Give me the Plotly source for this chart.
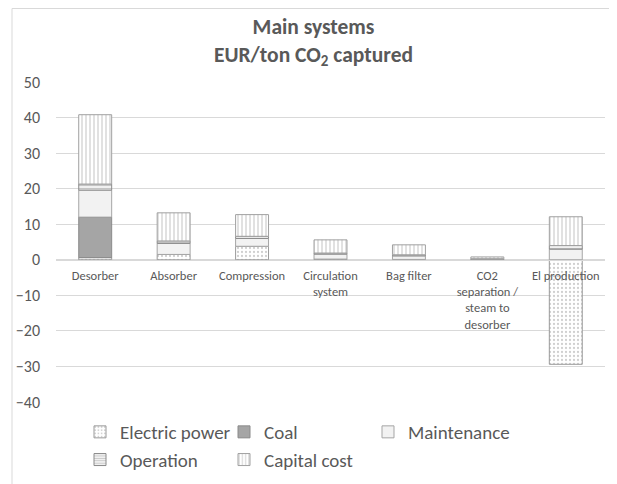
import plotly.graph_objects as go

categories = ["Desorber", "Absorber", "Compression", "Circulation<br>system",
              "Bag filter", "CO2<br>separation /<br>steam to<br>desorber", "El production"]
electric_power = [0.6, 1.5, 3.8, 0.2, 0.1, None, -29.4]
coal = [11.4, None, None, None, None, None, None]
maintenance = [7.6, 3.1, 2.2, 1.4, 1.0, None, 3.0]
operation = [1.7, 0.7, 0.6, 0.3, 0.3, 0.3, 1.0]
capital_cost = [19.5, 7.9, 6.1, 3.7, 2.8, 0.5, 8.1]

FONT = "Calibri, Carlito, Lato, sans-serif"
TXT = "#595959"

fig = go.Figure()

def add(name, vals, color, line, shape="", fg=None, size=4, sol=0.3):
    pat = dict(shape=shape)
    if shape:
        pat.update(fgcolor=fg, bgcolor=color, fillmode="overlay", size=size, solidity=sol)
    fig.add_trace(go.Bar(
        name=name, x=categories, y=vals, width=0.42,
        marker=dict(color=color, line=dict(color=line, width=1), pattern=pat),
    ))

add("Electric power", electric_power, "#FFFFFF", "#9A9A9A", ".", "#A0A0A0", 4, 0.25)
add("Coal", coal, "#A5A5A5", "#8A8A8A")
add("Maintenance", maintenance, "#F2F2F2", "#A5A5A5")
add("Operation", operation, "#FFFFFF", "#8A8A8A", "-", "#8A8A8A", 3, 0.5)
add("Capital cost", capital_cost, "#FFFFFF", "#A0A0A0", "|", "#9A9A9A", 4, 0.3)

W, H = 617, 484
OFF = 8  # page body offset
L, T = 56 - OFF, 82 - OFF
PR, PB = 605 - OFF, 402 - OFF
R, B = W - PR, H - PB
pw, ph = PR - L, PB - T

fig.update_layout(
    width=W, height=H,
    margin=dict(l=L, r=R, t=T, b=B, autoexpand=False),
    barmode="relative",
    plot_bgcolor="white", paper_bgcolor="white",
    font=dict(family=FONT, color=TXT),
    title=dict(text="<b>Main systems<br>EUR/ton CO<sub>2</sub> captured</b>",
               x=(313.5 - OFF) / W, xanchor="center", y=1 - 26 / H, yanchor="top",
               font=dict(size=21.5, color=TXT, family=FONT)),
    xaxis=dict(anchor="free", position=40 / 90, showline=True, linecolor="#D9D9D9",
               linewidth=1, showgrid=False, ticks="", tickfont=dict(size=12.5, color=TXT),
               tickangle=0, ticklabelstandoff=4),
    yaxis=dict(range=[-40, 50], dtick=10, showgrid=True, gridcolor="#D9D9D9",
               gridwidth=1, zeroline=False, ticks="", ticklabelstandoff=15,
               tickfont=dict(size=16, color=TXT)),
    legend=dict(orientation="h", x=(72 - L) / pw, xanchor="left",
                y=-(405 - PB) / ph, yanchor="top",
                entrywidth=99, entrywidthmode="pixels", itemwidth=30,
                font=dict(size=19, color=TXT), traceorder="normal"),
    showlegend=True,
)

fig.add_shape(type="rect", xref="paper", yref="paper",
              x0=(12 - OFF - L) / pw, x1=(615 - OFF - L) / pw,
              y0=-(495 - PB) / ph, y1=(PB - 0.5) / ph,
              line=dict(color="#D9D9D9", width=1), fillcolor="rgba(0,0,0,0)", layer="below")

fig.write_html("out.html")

## Problem to work on
Emit the lines of the material exactly, from its first line to the line containing "fig = go.Figure()", inclusive; leave every picture out.

## The output
Give me the Plotly source for this chart.
import plotly.graph_objects as go

categories = ["Desorber", "Absorber", "Compression", "Circulation<br>system",
              "Bag filter", "CO2<br>separation /<br>steam to<br>desorber", "El production"]
electric_power = [0.6, 1.5, 3.8, 0.2, 0.1, None, -29.4]
coal = [11.4, None, None, None, None, None, None]
maintenance = [7.6, 3.1, 2.2, 1.4, 1.0, None, 3.0]
operation = [1.7, 0.7, 0.6, 0.3, 0.3, 0.3, 1.0]
capital_cost = [19.5, 7.9, 6.1, 3.7, 2.8, 0.5, 8.1]

FONT = "Calibri, Carlito, Lato, sans-serif"
TXT = "#595959"

fig = go.Figure()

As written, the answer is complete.